An analysis of the movement in the price of gold in 2011 using the TRIX, CCI and ROC indicators, however, would not have been nearly as effective in identifying entry and exit points to the extent that the STO, RSI and StochRSI indicators do.
Precious Metals Stocks and Warrants
A look at the 1 year chart for the HUI Index below using the Full STO, RSI and StochRSI shows that these momentum indicators are also very useful in capturing points in time to buy and sell large cap gold and silver stocks and their associated warrants where available. (For information regarding long-term warrants associated with such stocks please read two recent articles of mine entitled Gold and Silver Warrants: an Insider’s Insights and Gold & Silver Warrants: What are They?)

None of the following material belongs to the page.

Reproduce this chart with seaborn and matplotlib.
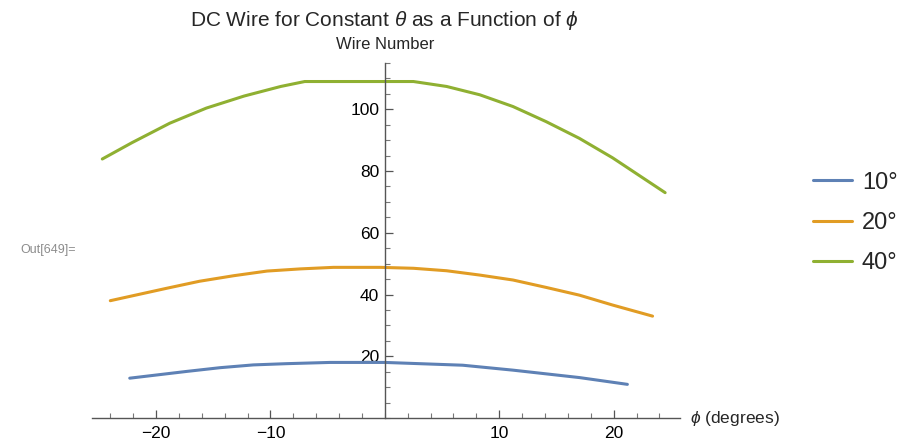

If you had used the above 3 indicators as your guide as to when to buy and sell a basket of large-cap gold and silver mining and royalty stream company stocks throughout 2011 you would have:
- bought in around Jan. 21st and sold out around April 8th for a return of approx. 13%
- bought back in the week of May15th and sold out around Sept. 8th for a return of approx. 14%
As with gold the above 3 indicators do not yet suggest that you get back into the gold and silver mining stocks – yet. Nevertheless, trading such stocks using the above 3 indicators, and the HUI as a proxy, would have generated an annual return on your investment of approx. 27% over just 190 days – compared to a YTD buy-and-hold return of about –11% !
So there you have it – an extensive and in-depth assessment of how to evaluate the momentum impacting your securities of interest . The next time you analyze an asset you will be in a better position to determine which direction it is trending and what are appropriate times to buy and sell the security throughout the year.
In the next few weeks I will be posting further articles on trend indicators and market strength and volatility indicators to better enable you to time the market over the course of 2012 to avoid losses and maximize returns.